→ **EXERCISE BRIEF**
Look through the data below. Collect every line where the word "document" occurs.

→ **SUPPLIED RECORDS**
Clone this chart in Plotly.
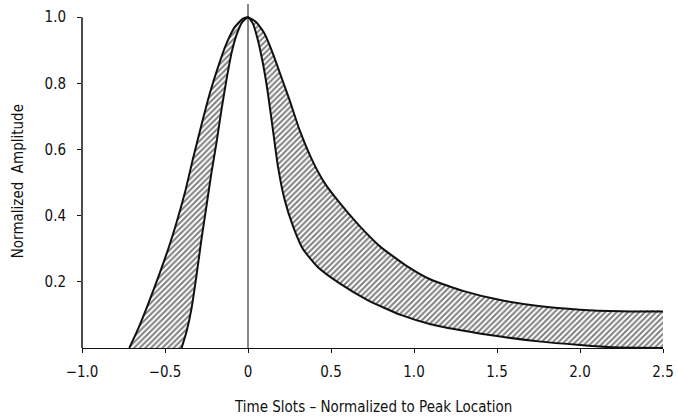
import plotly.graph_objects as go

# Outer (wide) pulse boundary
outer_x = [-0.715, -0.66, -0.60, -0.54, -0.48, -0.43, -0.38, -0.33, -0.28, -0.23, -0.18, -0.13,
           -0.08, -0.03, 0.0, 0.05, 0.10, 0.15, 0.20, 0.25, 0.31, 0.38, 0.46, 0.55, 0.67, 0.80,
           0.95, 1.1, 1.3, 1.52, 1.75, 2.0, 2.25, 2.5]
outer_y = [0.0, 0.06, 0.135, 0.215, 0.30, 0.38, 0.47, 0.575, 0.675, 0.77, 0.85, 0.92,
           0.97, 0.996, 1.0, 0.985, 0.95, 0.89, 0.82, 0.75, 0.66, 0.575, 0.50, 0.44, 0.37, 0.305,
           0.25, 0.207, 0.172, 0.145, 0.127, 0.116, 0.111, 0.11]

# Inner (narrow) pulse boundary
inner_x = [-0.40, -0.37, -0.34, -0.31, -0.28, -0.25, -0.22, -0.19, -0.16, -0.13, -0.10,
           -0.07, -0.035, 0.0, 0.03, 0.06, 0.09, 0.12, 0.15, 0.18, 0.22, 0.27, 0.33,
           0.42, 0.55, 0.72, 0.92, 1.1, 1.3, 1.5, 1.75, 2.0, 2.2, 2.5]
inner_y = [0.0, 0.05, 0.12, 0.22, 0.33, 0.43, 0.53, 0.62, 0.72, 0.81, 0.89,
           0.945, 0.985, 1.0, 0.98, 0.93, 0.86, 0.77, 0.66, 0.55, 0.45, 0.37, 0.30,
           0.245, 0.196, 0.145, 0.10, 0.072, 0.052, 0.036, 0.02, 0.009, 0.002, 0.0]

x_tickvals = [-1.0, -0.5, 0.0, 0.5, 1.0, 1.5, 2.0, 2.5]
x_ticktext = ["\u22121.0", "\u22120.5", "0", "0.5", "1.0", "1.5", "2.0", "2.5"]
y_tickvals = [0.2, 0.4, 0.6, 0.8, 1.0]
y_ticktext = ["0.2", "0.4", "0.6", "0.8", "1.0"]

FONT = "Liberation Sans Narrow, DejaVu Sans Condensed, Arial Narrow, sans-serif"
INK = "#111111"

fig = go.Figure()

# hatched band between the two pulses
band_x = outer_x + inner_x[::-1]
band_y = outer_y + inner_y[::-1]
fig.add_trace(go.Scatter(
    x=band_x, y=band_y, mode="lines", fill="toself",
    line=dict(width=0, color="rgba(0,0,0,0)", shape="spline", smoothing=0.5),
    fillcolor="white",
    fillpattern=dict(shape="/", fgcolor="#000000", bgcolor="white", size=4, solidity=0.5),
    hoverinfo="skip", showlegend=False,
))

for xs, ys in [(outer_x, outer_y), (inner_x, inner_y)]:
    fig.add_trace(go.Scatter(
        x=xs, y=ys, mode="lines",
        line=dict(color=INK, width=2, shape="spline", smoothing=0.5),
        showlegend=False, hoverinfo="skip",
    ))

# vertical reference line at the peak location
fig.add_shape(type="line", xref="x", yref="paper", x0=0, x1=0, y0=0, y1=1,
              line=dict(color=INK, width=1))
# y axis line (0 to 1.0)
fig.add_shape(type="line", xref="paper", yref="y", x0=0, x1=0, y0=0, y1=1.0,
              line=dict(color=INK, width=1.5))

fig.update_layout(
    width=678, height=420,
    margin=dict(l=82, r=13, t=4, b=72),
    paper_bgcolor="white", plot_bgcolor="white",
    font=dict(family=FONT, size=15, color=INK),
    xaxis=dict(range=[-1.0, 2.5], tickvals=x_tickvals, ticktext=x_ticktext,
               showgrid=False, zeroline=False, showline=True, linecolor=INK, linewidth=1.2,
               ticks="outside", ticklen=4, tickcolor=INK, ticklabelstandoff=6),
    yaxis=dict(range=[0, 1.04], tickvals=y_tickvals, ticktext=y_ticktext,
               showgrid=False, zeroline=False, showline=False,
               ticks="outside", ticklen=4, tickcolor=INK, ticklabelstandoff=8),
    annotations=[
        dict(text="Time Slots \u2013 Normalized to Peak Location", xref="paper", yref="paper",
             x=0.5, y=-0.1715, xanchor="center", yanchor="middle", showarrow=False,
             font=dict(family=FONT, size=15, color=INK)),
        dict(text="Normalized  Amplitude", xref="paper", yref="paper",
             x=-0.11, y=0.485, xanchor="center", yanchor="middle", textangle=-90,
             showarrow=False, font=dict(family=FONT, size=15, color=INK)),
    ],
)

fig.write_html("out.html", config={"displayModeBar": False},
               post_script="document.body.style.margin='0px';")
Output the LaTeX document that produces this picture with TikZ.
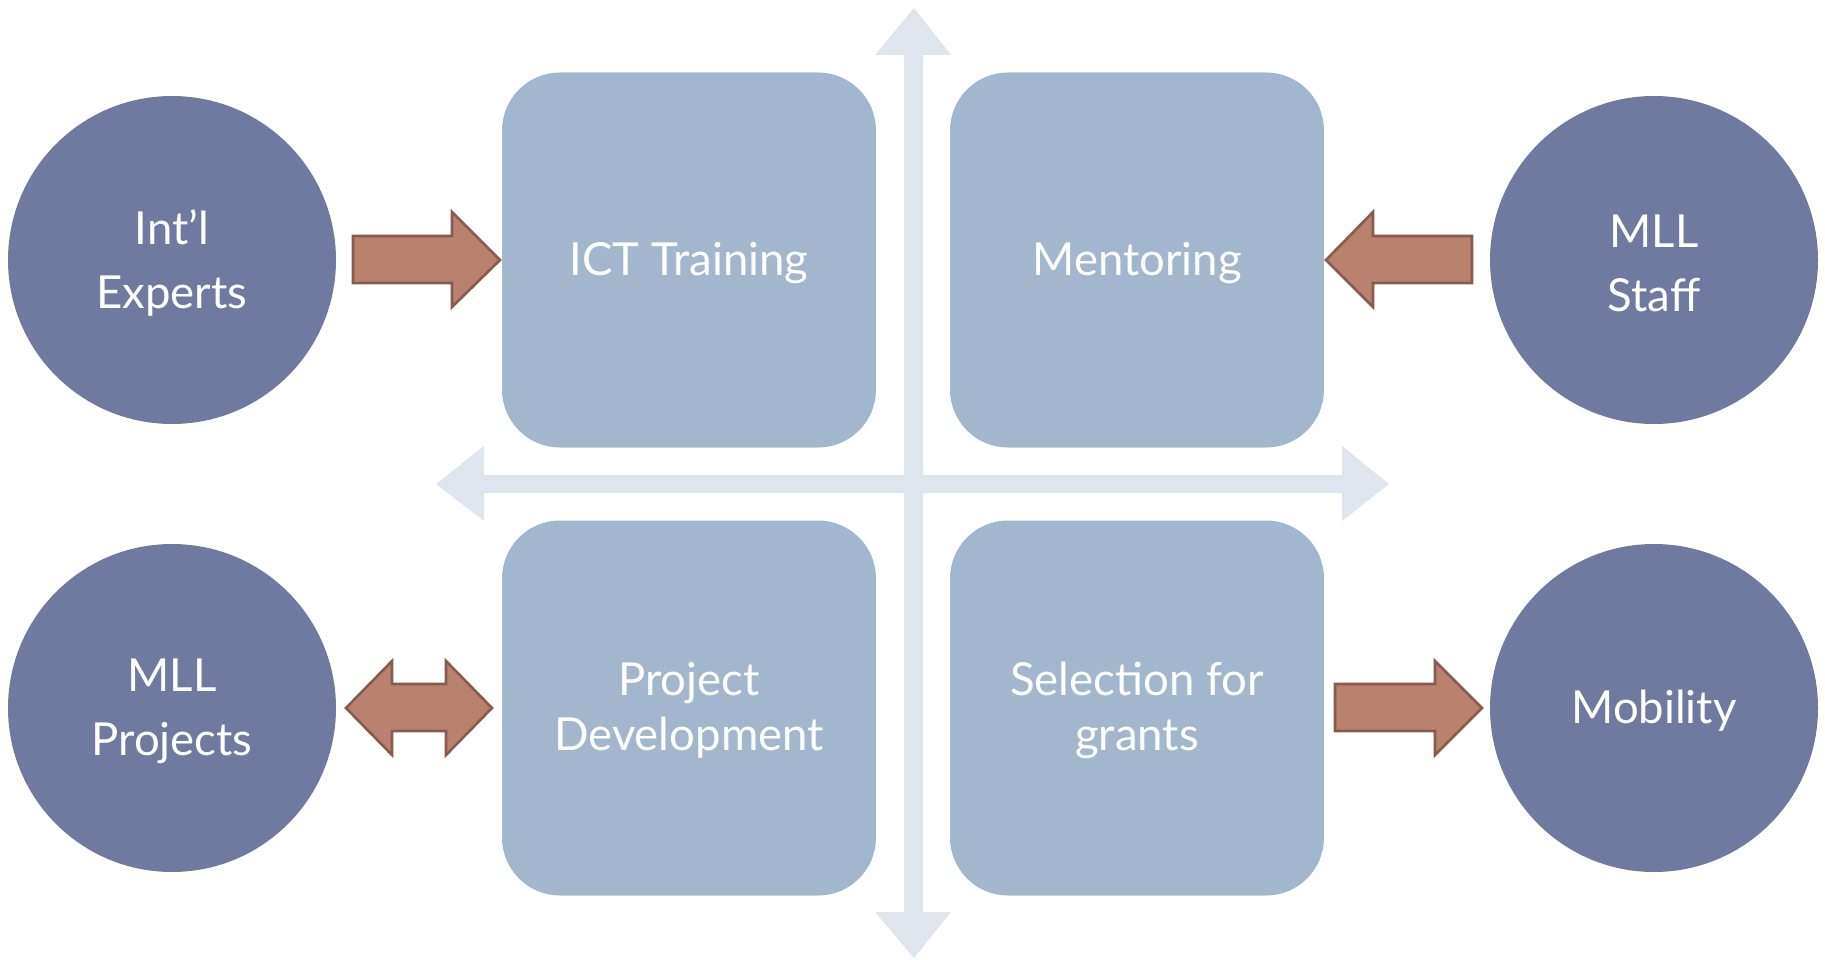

→ **ANSWER FOR THE TASK**
               post_script="document.body.style.margin='0px';")
Output the LaTeX document that produces this picture with TikZ.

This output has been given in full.